Marital Status and Qualifying for Debt Counselling in South Africa
How does your Marital Status affect the eligibility to qualify for Debt Counselling in South Africa? This article break down the requirements & criteria.

How does your Marital Status affect the eligibility to qualify for Debt Counselling in South Africa?
- If consumer is married in COP, the spouse’s income must be included and a joint application made. When the husband and wife who are married COP decline to do a joint application they cannot apply for Debt Counselling.
- Where a consumer is married in COP but separated or in the process of a divorce a single application cannot be accepted.
- If the consumers are married ANC or are living together it is recommended that the Debt Counsellor consider a joint view of income. The reason for this is that:
- Both parties enjoy the benefits of joint income. This should be reflected in the budget of the consumer.
- The acquired finance (e.g. bond over a fixed property) may be approved on a joint income.
To ensure that not all debt is being passed to one of the parties whilst the couple continues to live well off a substantial surplus from the other partner. Include all income
When a consumer applies for Debt Counselling all the consumer’s income has to be included. This is defined in Section 78(3) as follows:
“In this part, “financial means, prospects and obligations’, with respect to a consumer
or prospective consumer, includes:
a) income, or any right to receive income, regardless of the source, frequency or regularity of that income, other than income that the consumer or prospective consumer receives, has a right to receive, or holds in trust for another person;
b) the financial means, prospects and obligation of any other adult person within the consumer’s immediate family or household, to the extent that the consumer, or prospective consumer, and that other person customarily:-
- Share their respective financial means; and
- Mutually bear their respective financial obligations; and
c) if the consumer has or had a commercial purpose for applying for or entering into a particular credit agreement, the reasonably estimated future revenue flow from that business purpose.”
It is recommended that Debt Counsellors obtain a full picture of the total income of the household. To achieve this it is important to understand who is part of the household and what their income is. This will assist the Debt Counsellor to determine the proportional responsibility of household expenses.
The abovementioned can be achieved by including the appropriate contributions to household income or by reducing the applicant’s contribution to household expenses in proportion to household income. Full disclosure of household income is recommended in the debt review process.
Conclusion
In conclusion, this article has emphasized the critical role of household income in South African debt counselling assessments. Whether married in community of property (COP), married out of community of property (ANC), or cohabitating, a complete picture of all income sources within the household is essential. For COP marriages, joint applications are mandatory, reflecting the shared financial obligations.

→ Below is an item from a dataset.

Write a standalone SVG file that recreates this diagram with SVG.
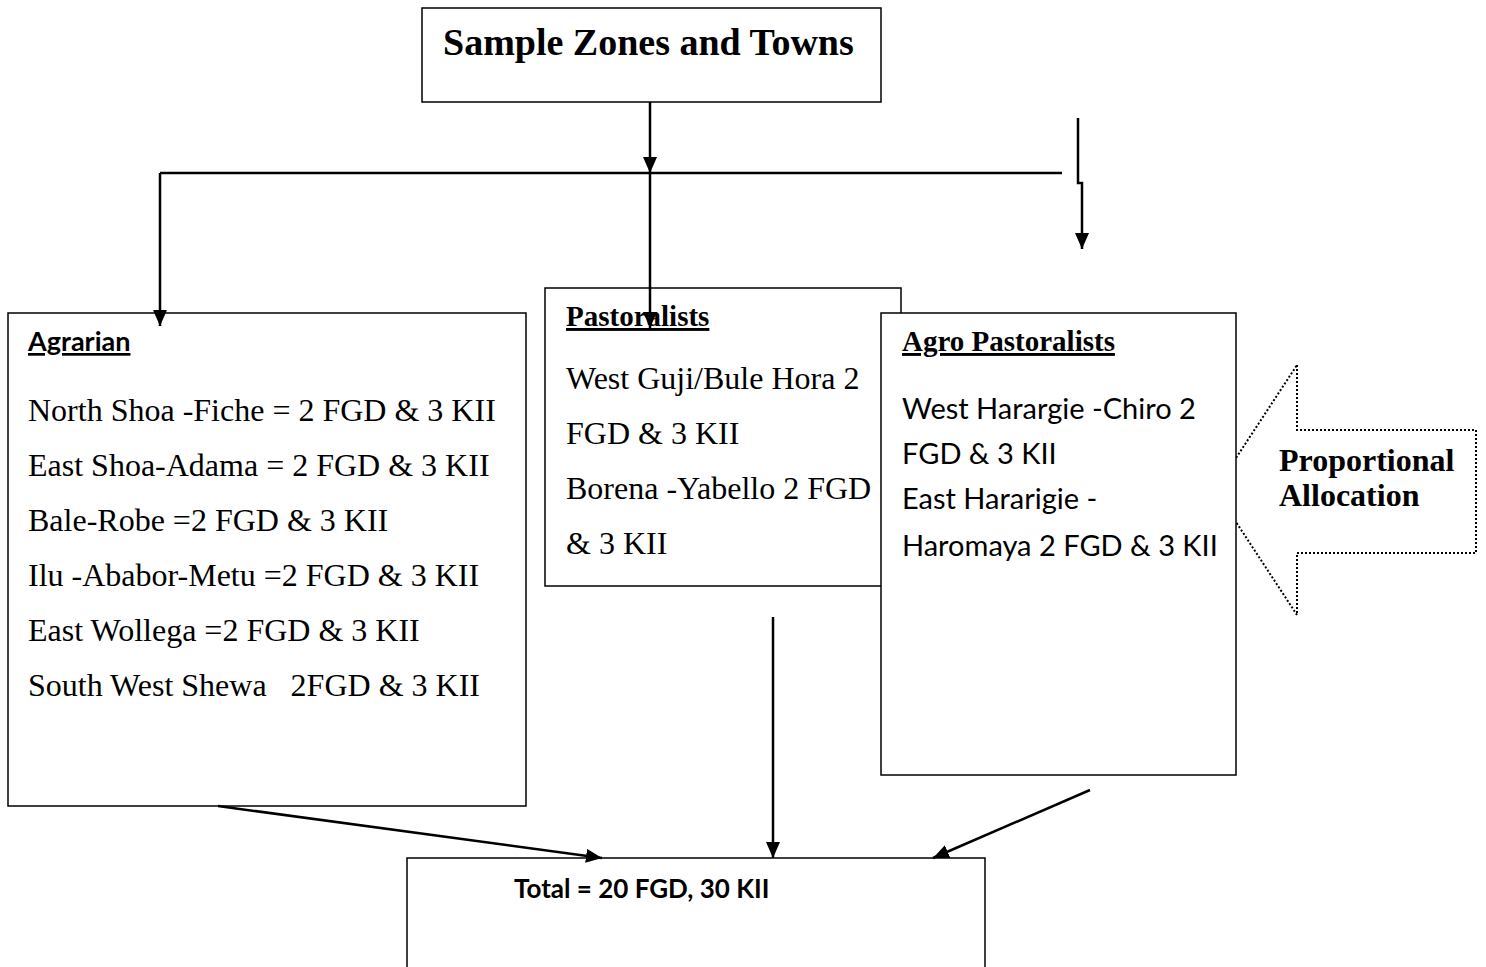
<svg xmlns="http://www.w3.org/2000/svg" width="1486" height="967" viewBox="0 0 1486 967">
<defs>
<marker id="ah" viewBox="0 0 16 14" refX="16" refY="7" markerWidth="16" markerHeight="14" markerUnits="userSpaceOnUse" orient="auto"><path d="M0,0 L16,7 L0,14 z" fill="#000"/></marker>
<style>
.box{fill:#fff;stroke:#000;stroke-width:1.5}
.ln{fill:none;stroke:#000;stroke-width:2.5}
.ar{fill:none;stroke:#000;stroke-width:2.5;marker-end:url(#ah)}
.tr{font-family:"Liberation Serif",serif;fill:#000}
.cb{font-family:Lato,"Liberation Sans",sans-serif;fill:#000}
.b{font-weight:bold}
.u{text-decoration:underline}
</style>
</defs>
<g id="proportional-allocation">
<polygon points="1297,365 1297,430 1476,430 1476,553 1297,553 1297,615 1215,490" fill="#fff" stroke="#000" stroke-width="2" stroke-dasharray="2,2"/>
</g>
<g id="sample-zones">
<rect class="box" x="422" y="8" width="459" height="94"/>
<text class="tr b" x="443" y="55" font-size="38">Sample Zones and Towns</text>
</g>
<g id="agrarian">
<rect class="box" x="8" y="313" width="518" height="493"/>
<text class="cb b u" x="28" y="351" font-size="27">Agrarian</text>
<g class="tr" font-size="32">
<text x="28" y="421">North Shoa -Fiche = 2 FGD &amp; 3 KII</text>
<text x="28" y="476">East Shoa-Adama = 2 FGD &amp; 3 KII</text>
<text x="28" y="531">Bale-Robe =2 FGD &amp; 3 KII</text>
<text x="28" y="586">Ilu -Ababor-Metu =2 FGD &amp; 3 KII</text>
<text x="28" y="641">East Wollega =2 FGD &amp; 3 KII</text>
<text x="28" y="696" xml:space="preserve">South West Shewa   2FGD &amp; 3 KII</text>
</g>
</g>
<g id="pastoralists">
<rect class="box" x="545" y="288" width="356" height="298"/>
<text class="tr b u" x="566" y="326" font-size="29">Pastoralists</text>
<g class="tr" font-size="32">
<text x="566" y="389">West Guji/Bule Hora 2</text>
<text x="566" y="444">FGD &amp; 3 KII</text>
<text x="566" y="499">Borena -Yabello 2 FGD</text>
<text x="566" y="554">&amp; 3 KII</text>
</g>
</g>
<g id="agro-pastoralists">
<rect class="box" x="881" y="313" width="355" height="462"/>
<text class="tr b u" x="902" y="351" font-size="29">Agro Pastoralists</text>
<g class="cb" font-size="29">
<text x="902" y="419">West Harargie -Chiro 2</text>
<text x="902" y="464">FGD &amp; 3 KII</text>
<text x="902" y="509">East Hararigie -</text>
<text x="902" y="556">Haromaya 2 FGD &amp; 3 KII</text>
</g>
</g>
<g id="proportional-label" class="tr b" font-size="32">
<text x="1279" y="471">Proportional</text>
<text x="1279" y="506">Allocation</text>
</g>
<g id="total">
<rect class="box" x="407" y="858" width="578" height="120"/>
<text class="cb b" x="514" y="898" font-size="26">Total = 20 FGD, 30 KII</text>
</g>
<g id="connectors">
<line class="ar" x1="650" y1="102" x2="650" y2="173"/>
<polyline class="ln" points="1062,173 160,173"/>
<line class="ar" x1="160" y1="173" x2="160" y2="326"/>
<line class="ar" x1="650" y1="173" x2="650" y2="328"/>
<polyline class="ar" points="1078,118 1078,183 1082,183 1082,249"/>
<line class="ar" x1="218" y1="806" x2="602" y2="858"/>
<line class="ar" x1="773" y1="617" x2="773" y2="858"/>
<line class="ar" x1="1090" y1="790" x2="933" y2="858"/>
</g>
</svg>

Even in cases of separation or divorce within a COP marriage, a single application is insufficient. While joint applications aren’t required for ANC marriages or cohabitating couples, debt counsellors are strongly encouraged to consider the total household income due to shared benefits, joint financial responsibilities, and the need to prevent unfair allocation of debt.
By obtaining a comprehensive understanding of all income streams, debt counsellors can accurately determine proportional responsibility for household expenses and develop a realistic and sustainable debt repayment plan. Full disclosure of household income, as defined by Section 78(3) of the NCA, is therefore not just recommended, but vital for a successful debt review process.